Work out how many lines in the listing below include the word "uses". Give nothing but the number.

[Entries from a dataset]

(begin)

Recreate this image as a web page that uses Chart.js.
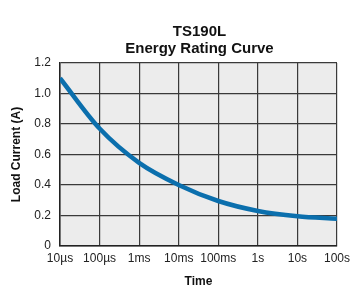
<!DOCTYPE html>
<html>
<head>
<meta charset="utf-8">
<script src="https://cdn.jsdelivr.net/npm/chart.js@4/dist/chart.umd.min.js"></script>
<style>
  html, body { margin: 0; padding: 0; background: #fff; }
  #wrap { width: 350px; height: 290px; }
</style>
</head>
<body>
<div id="wrap"><canvas id="energyChart" width="350" height="290"></canvas></div>
<script>
// Energy rating curve data (time in seconds, current in A)
const times = [1e-5, 1e-4, 1e-3, 1e-2, 1e-1, 1, 10, 100];
const loadCurrent = [1.10, 0.77, 0.545, 0.40, 0.295, 0.23, 0.195, 0.178];
const xTickValues = [1e-5, 1e-4, 1e-3, 1e-2, 1e-1, 1, 10, 100];
const xTickLabels = ['10µs', '100µs', '1ms', '10ms', '100ms', '1s', '10s', '100s'];
const titleLines = ['TS190L', 'Energy Rating Curve'];

const FONT = "'Liberation Sans', Arial, Helvetica, sans-serif";

// Gray plot background + title centered over the plot area
const plotDecor = {
  id: 'plotDecor',
  beforeDraw(chart) {
    const { ctx, chartArea: a } = chart;
    ctx.save();
    ctx.fillStyle = '#ececec';
    ctx.fillRect(a.left, a.top, a.right - a.left, a.bottom - a.top);
    ctx.restore();
  },
  afterDraw(chart) {
    const { ctx, chartArea: a } = chart;
    const cx = (a.left + a.right) / 2;
    ctx.save();
    ctx.fillStyle = '#111';
    ctx.font = 'bold 15px ' + FONT;
    ctx.textAlign = 'center';
    ctx.textBaseline = 'alphabetic';
    ctx.fillText(titleLines[0], cx + 1, 36);
    ctx.fillText(titleLines[1], cx + 1, 53);
    ctx.restore();
  }
};

const ctx = document.getElementById('energyChart').getContext('2d');
const chart = new Chart(ctx, {
  type: 'line',
  data: {
    datasets: [{
      data: times.map((t, i) => ({ x: t, y: loadCurrent[i] })),
      borderColor: '#0b6fad',
      borderWidth: 4.5,
      pointRadius: 0,
      cubicInterpolationMode: 'monotone',
      fill: false
    }]
  },
  options: {
    responsive: false,
    animation: false,
    layout: { padding: { top: 63, left: 9, right: 13, bottom: 0 } },
    scales: {
      x: {
        type: 'logarithmic',
        min: 1e-5,
        max: 100,
        afterBuildTicks(scale) {
          scale.ticks = xTickValues.map(v => ({ value: v }));
        },
        afterFit(scale) {
          scale.height = 44;
          scale.paddingLeft = 0;
          scale.paddingRight = 0;
        },
        ticks: {
          autoSkip: false,
          maxRotation: 0,
          color: '#222',
          font: { family: FONT, size: 12 },
          padding: 5,
          callback: (v, i) => xTickLabels[i]
        },
        grid: { color: '#3a3a3a', lineWidth: 1.2, drawTicks: false },
        border: { color: '#222', width: 1.5 },
        title: {
          display: true,
          text: 'Time',
          color: '#111',
          font: { family: FONT, size: 12, weight: 'bold' },
          padding: { top: 8, bottom: 1 }
        }
      },
      y: {
        min: 0,
        max: 1.2,
        afterFit(scale) { scale.width = 51; },
        ticks: {
          stepSize: 0.2,
          color: '#222',
          font: { family: FONT, size: 12 },
          padding: 9,
          callback: v => (v === 0 ? '0' : v.toFixed(1))
        },
        grid: { color: '#3a3a3a', lineWidth: 1.2, drawTicks: false },
        border: { color: '#222', width: 1.5 },
        title: {
          display: true,
          text: 'Load Current (A)',
          color: '#111',
          font: { family: FONT, size: 12, weight: 'bold' },
          padding: 0
        }
      }
    },
    plugins: {
      legend: { display: false },
      tooltip: { enabled: false }
    }
  },
  plugins: [plotDecor]
});
</script>
</body>
</html>
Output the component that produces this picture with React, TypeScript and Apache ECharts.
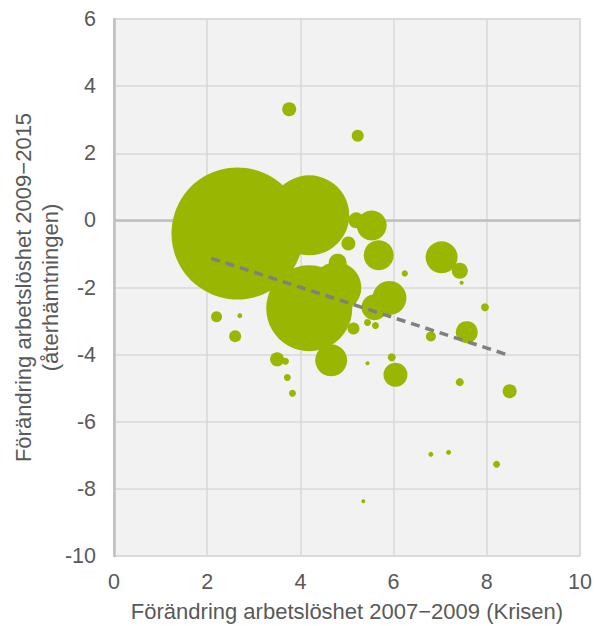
import React, { useEffect, useRef } from "react";
import * as echarts from "echarts";

const xCrisis = [3.76, 5.23, 2.65, 4.19, 5.53, 5.68, 5.03, 5.2, 4.8, 4.19, 4.77, 4.66, 2.2, 2.7, 2.6, 3.5, 3.68, 3.72, 3.83, 5.14, 5.44, 5.96, 6.04, 7.03, 7.42, 7.46, 6.24, 7.96, 5.91, 5.59, 5.44, 5.61, 6.8, 7.57, 7.42, 8.49, 6.8, 7.18, 8.21, 5.35];
const yRecovery = [3.31, 2.52, -0.39, 0.15, -0.15, -1.04, -0.69, 0.0, -1.26, -2.62, -2.0, -4.17, -2.87, -2.84, -3.45, -4.14, -4.2, -4.68, -5.15, -3.22, -4.26, -4.08, -4.6, -1.1, -1.5, -1.86, -1.58, -2.59, -2.31, -2.59, -3.04, -3.13, -3.46, -3.33, -4.82, -5.09, -6.97, -6.91, -7.27, -8.37];
const weight = [49, 36, 4356, 1600, 225, 225, 49, 64, 81, 1849, 625, 256, 30, 6, 36, 49, 12, 12, 12, 36, 4, 16, 144, 256, 64, 4, 10, 16, 289, 169, 12, 12, 25, 121, 16, 49, 6, 6, 12, 4];
const trendX = [2.09, 8.41];
const trendY = [-1.13, -3.99];
const xTicks = { min: 0, max: 10, interval: 2 };
const yTicks = { min: -10, max: 6, interval: 2 };

export default function App() {
  const ref = useRef<HTMLDivElement>(null);
  useEffect(() => {
    if (!ref.current) return;
    const chart = echarts.init(ref.current, null, { renderer: "svg" });
    const font = "Liberation Sans";
    const bubbles = xCrisis.map((x, i) => [x, yRecovery[i], weight[i]]);
    chart.setOption({
      animation: false,
      textStyle: { fontFamily: font },
      grid: {
        left: 114,
        top: 19,
        right: 15,
        bottom: 70,
        containLabel: false,
        outerBoundsMode: "none",
        show: true,
        backgroundColor: "#f2f2f2",
        borderColor: "#d9d9d9",
        borderWidth: 1.5,
      },
      xAxis: {
        type: "value",
        ...xTicks,
        name: "Förändring arbetslöshet 2007−2009 (Krisen)",
        nameLocation: "middle",
        nameGap: 44,
        nameMoveOverlap: false,
        nameTextStyle: { fontSize: 22, color: "#595959", fontFamily: font },
        axisLine: { show: false },
        axisTick: { show: false },
        axisLabel: { fontSize: 21.5, color: "#595959", margin: 15, fontFamily: font },
        splitLine: { lineStyle: { color: "#d9d9d9", width: 1.5 } },
      },
      yAxis: {
        type: "value",
        ...yTicks,
        name: "Förändring arbetslöshet 2009−2015\n(återhämtningen)",
        nameLocation: "middle",
        nameGap: 50,
        nameMoveOverlap: false,
        nameRotate: 90,
        nameTextStyle: { fontSize: 22, color: "#595959", lineHeight: 27, fontFamily: font },
        axisLine: { show: true, onZero: false, lineStyle: { color: "#bfbfbf", width: 2.5 } },
        axisTick: { show: false },
        axisLabel: { fontSize: 21.5, color: "#595959", margin: 18, fontFamily: font },
        splitLine: { lineStyle: { color: "#d9d9d9", width: 1.5 } },
      },
      series: [
        {
          type: "line",
          data: [[xTicks.min, 0], [xTicks.max, 0]],
          symbol: "none",
          z: 1,
          silent: true,
          lineStyle: { color: "#bfbfbf", width: 2.5 },
        },
        {
          type: "scatter",
          data: bubbles,
          z: 2,
          symbolSize: (v: number[]) => 2 * Math.sqrt(v[2]),
          itemStyle: { color: "#99b700", opacity: 1 },
        },
        {
          type: "line",
          data: trendX.map((x, i) => [x, trendY[i]]),
          symbol: "none",
          z: 3,
          lineStyle: { color: "#808080", width: 3.5, type: [9, 6] },
        },
      ],
    });
    return () => chart.dispose();
  }, []);
  return <div ref={ref} style={{ width: 595, height: 626, position: "absolute", left: 0, top: 0 }} />;
}
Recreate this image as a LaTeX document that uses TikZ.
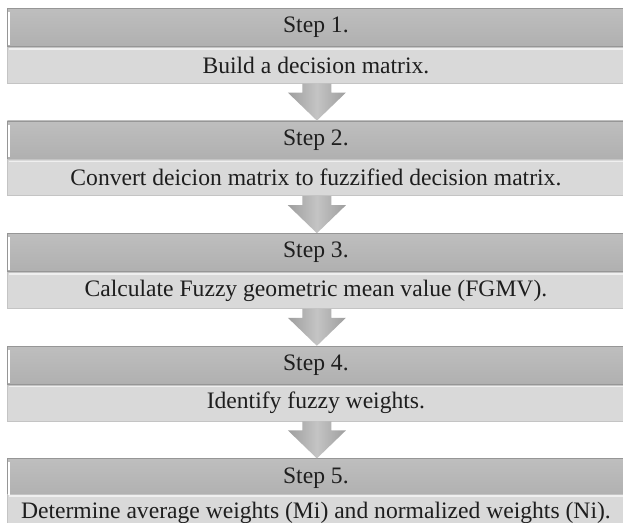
\documentclass[tikz,border=0pt]{standalone}
\usepackage{fontspec}
\setmainfont{Liberation Serif}
\usetikzlibrary{positioning,calc}

\definecolor{headtop}{RGB}{190,190,190}
\definecolor{headbot}{RGB}{176,176,176}
\definecolor{headline}{RGB}{150,150,150}
\definecolor{descfill}{RGB}{217,217,217}
\definecolor{descline}{RGB}{196,196,196}
\definecolor{arrowdark}{RGB}{158,158,158}
\definecolor{arrowlight}{RGB}{196,196,196}
\definecolor{textgray}{RGB}{30,30,30}

\tikzset{
  stephead/.style={draw=headline, top color=headtop, bottom color=headbot,
    minimum width=308.5pt, minimum height=19pt, inner sep=0pt,
    text=textgray, font=\fontsize{11.8}{13}\selectfont},
  stepdesc/.style={draw=descline, fill=descfill,
    minimum width=308.5pt, minimum height=18pt, inner sep=0pt,
    text=textgray, font=\fontsize{11.8}{13}\selectfont},
  downarrow/.style={left color=arrowdark, right color=arrowdark, middle color=arrowlight}
}

\begin{document}
\begin{tikzpicture}
    \clip (0,0) rectangle (311.5pt,-261.5pt);
    \fill[white] (0,0) rectangle (311.5pt,-261.5pt);

    \node[stephead, anchor=north west] (step1) at (3.5pt,-4pt) {Step 1.};
    \node[stepdesc, below=0pt of step1] (desc1) {Build a decision matrix.};
    \node[stephead, below=18.5pt of desc1] (step2) {Step 2.};
    \node[stepdesc, below=0pt of step2] (desc2) {Convert deicion matrix to fuzzified decision matrix.};
    \node[stephead, below=18.5pt of desc2] (step3) {Step 3.};
    \node[stepdesc, below=0pt of step3] (desc3) {Calculate Fuzzy geometric mean value (FGMV).};
    \node[stephead, below=18.5pt of desc3] (step4) {Step 4.};
    \node[stepdesc, below=0pt of step4] (desc4) {Identify fuzzy weights.};
    \node[stephead, below=18.5pt of desc4] (step5) {Step 5.};
    \node[stepdesc, below=0pt of step5, yshift=1.5pt] (desc5) {Determine average weights (Mi) and normalized weights (Ni).};

    % bevel highlights
    \foreach \i in {1,...,5} {
        \draw[white, line width=1.2pt] ($(step\i.north west)+(1pt,-2pt)$) -- ($(step\i.south west)+(1pt,1pt)$);
        \draw[white, opacity=.6, line width=.8pt] ($(desc\i.north west)+(1pt,-1pt)$) -- ($(desc\i.north east)+(-1pt,-1pt)$);
    }

    % arrows between the steps
    \foreach \i/\j in {1/2,2/3,3/4,4/5}
        \path[downarrow] ($(desc\i.south)+(-6.75pt,0)$) -- ++(0,-4.5pt) -- ++(-7.25pt,0)
            -- ($(step\j.north)+(0.5pt,0)$) -- ($(desc\i.south)+(15pt,-4.5pt)$) -- ++(-7.25pt,0)
            -- ($(desc\i.south)+(7.75pt,0)$) -- cycle;
\end{tikzpicture}
\end{document}
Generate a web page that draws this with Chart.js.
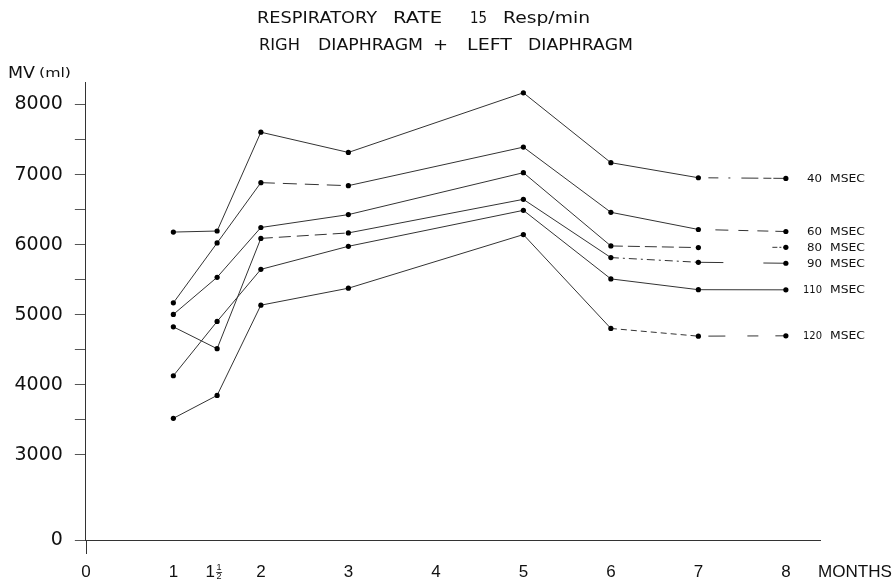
<!DOCTYPE html>
<html><head><meta charset="utf-8">
<script src="https://cdn.jsdelivr.net/npm/chart.js@4"></script>
<style>html,body{margin:0;padding:0;background:#fff}</style>
</head><body>
<canvas id="c" width="896" height="584"></canvas>
<script>
// ---- data ----
const months = [1, 1.5, 2, 3, 5, 6, 7, 8];
const mv40  = [6180, 6195, 7605, 7316, 8167, 7170, 6955, 6946];
const mv60  = [5170, 6025, 6885, 6842, 7392, 6462, 6217, 6188];
const mv80  = [5005, 5535, 6245, 6429, 7027, 5982, 5959, 5963];
const mv90  = [4828, 4516, 6090, 6168, 6647, 5816, 5749, 5735];
const mv110 = [4130, 4905, 5648, 5977, 6490, 5512, 5358, 5356];
const mv120 = [3523, 3850, 5137, 5379, 6144, 4805, 4695, 4700];
const seriesNames = ['40', '60', '80', '90', '110', '120'];
const xTickValues = [0, 1, 1.5, 2, 3, 4, 5, 6, 7, 8];
const yTickValues = [3000, 3500, 4000, 4500, 5000, 5500, 6000, 6500, 7000, 7500, 8000];
const Y_ZERO = 1787; // broken axis: where the "0" tick sits on the compressed scale

// ---- styles (segment dashes, months 1->1.5, 1.5->2, 2->3, 3->5, 5->6, 6->7, 7->8) ----
const dashStyles = [
  [[], [], [], [], [], [], [0, 10, 10, 10, 2, 11, 17, 5, 8, 2, 12, 100]],
  [[], [], [14, 8], [], [], [], [0, 17, 13, 10, 10, 9, 11, 7, 20]],
  [[], [], [], [], [], [12, 5], [0, 74, 5, 2, 2, 2, 10]],
  [[], [], [12, 6], [], [], [8, 4, 2, 4], [25, 40, 30]],
  [[], [], [], [], [], [], []],
  [[], [], [], [], [], [6, 4], [0, 10, 17, 22, 11, 17, 15]]
];
const allSeries = [mv40, mv60, mv80, mv90, mv110, mv120];

const datasets = allSeries.map((vals, s) => ({
  label: seriesNames[s] + ' MSEC',
  data: months.map((m, i) => ({x: m, y: vals[i]})),
  borderColor: '#333',
  borderWidth: 1,
  pointRadius: 2.6,
  pointBackgroundColor: '#000',
  pointBorderWidth: 0,
  fill: false,
  tension: 0,
  segment: { borderDash: c => dashStyles[s][c.p0DataIndex] }
}));

function drawFit(ctx, text, x0, x1, y, font) {
  ctx.font = font;
  const w = ctx.measureText(text).width;
  ctx.save();
  ctx.translate(x0, y);
  ctx.scale((x1 - x0) / w, 1);
  ctx.fillText(text, 0, 0);
  ctx.restore();
}

const X_LABEL_OFFSET = 32;

const annot = {
  id: 'annot',
  afterDraw(chart) {
    const ctx = chart.ctx, xs = chart.scales.x, ys = chart.scales.y;
    ctx.save();
    ctx.fillStyle = '#111';
    ctx.textAlign = 'left';
    ctx.textBaseline = 'alphabetic';
    const tf = '15px "DejaVu Sans"';
    // title line 1
    drawFit(ctx, 'RESPIRATORY', 257, 377, 23, tf);
    drawFit(ctx, 'RATE', 393, 442, 23, tf);
    drawFit(ctx, '15', 470, 487, 23, tf);
    drawFit(ctx, 'Resp/min', 503, 590, 23, tf);
    // title line 2
    drawFit(ctx, 'RIGH', 259, 300, 50, tf);
    drawFit(ctx, 'DIAPHRAGM', 318, 423, 50, tf);
    drawFit(ctx, '+', 433, 448, 50, tf);
    drawFit(ctx, 'LEFT', 467, 512, 50, tf);
    drawFit(ctx, 'DIAPHRAGM', 528, 633, 50, tf);
    // y axis title
    drawFit(ctx, 'MV', 8, 35, 78, '15px "DejaVu Sans"');
    drawFit(ctx, '(ml)', 39, 71, 77, '12.5px "DejaVu Sans"');
    // series labels at the end of each line
    allSeries.forEach((vals, s) => {
      const y = ys.getPixelForValue(vals[vals.length - 1]) + 3.5;
      const num = seriesNames[s];
      const nx0 = num.length === 3 ? 803 : 807;
      drawFit(ctx, num, nx0, 822, y, '10.5px "DejaVu Sans"');
      drawFit(ctx, 'MSEC', 830, 865, y, '10.5px "DejaVu Sans"');
    });
    // x label "1 1/2"
    const lf = '17px "Liberation Sans"';
    const px = xs.getPixelForValue(1.5);
    const ly = xs.top + X_LABEL_OFFSET;
    ctx.textAlign = 'center';
    ctx.textBaseline = 'middle';
    ctx.font = lf;
    ctx.fillText('1', px - 7, ly);
    ctx.font = '9px "Liberation Sans"';
    ctx.fillText('1', px + 2, ly - 4.5);
    ctx.fillText('2', px + 2, ly + 5);
    ctx.strokeStyle = '#111';
    ctx.lineWidth = 0.8;
    ctx.beginPath(); ctx.moveTo(px - 1, ly + 0.5); ctx.lineTo(px + 5, ly + 0.5); ctx.stroke();
    // MONTHS
    ctx.textAlign = 'left';
    ctx.textBaseline = 'middle';
    drawFit(ctx, 'MONTHS', 818, 892, ly, lf);
    // y axis extension below the zero line
    ctx.strokeStyle = '#333';
    ctx.lineWidth = 1;
    const ax = Math.round(xs.left) + 0.5;
    ctx.beginPath(); ctx.moveTo(ax, ys.bottom); ctx.lineTo(ax, ys.bottom + 14); ctx.stroke();
    ctx.restore();
  }
};

new Chart(document.getElementById('c').getContext('2d'), {
  type: 'line',
  data: { datasets },
  options: {
    responsive: false,
    animation: false,
    devicePixelRatio: 1,
    layout: { padding: { left: 2.5, right: 76, top: 82, bottom: 1.6 } },
    plugins: { legend: { display: false }, tooltip: { enabled: false } },
    scales: {
      x: {
        type: 'linear',
        min: 0,
        max: 8.39,
        afterBuildTicks: axis => { axis.ticks = xTickValues.map(v => ({value: v})); },
        ticks: {
          autoSkip: false,
          maxRotation: 0,
          padding: 0,
          color: '#111',
          font: { family: 'Liberation Sans', size: 17 },
          callback: v => (v === 1.5 ? '' : String(v))
        },
        grid: { drawOnChartArea: false, drawTicks: true, tickLength: 22, tickColor: 'rgba(0,0,0,0)' },
        border: { color: '#333', width: 1 }
      },
      y: {
        type: 'linear',
        min: Y_ZERO,
        max: 8321,
        afterBuildTicks: axis => { axis.ticks = [Y_ZERO].concat(yTickValues).map(v => ({value: v})); },
        ticks: {
          autoSkip: false,
          padding: 12,
          color: '#111',
          font: { family: 'DejaVu Sans', size: 19 },
          callback: v => (v === Y_ZERO ? '0' : (v % 1000 === 0 ? String(v) : ''))
        },
        grid: { drawOnChartArea: false, drawTicks: true, tickLength: 11, color: '#555' },
        border: { color: '#333', width: 1 }
      }
    }
  },
  plugins: [annot]
});
</script>
</body></html>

(end)

-- Solution for this exercise --
2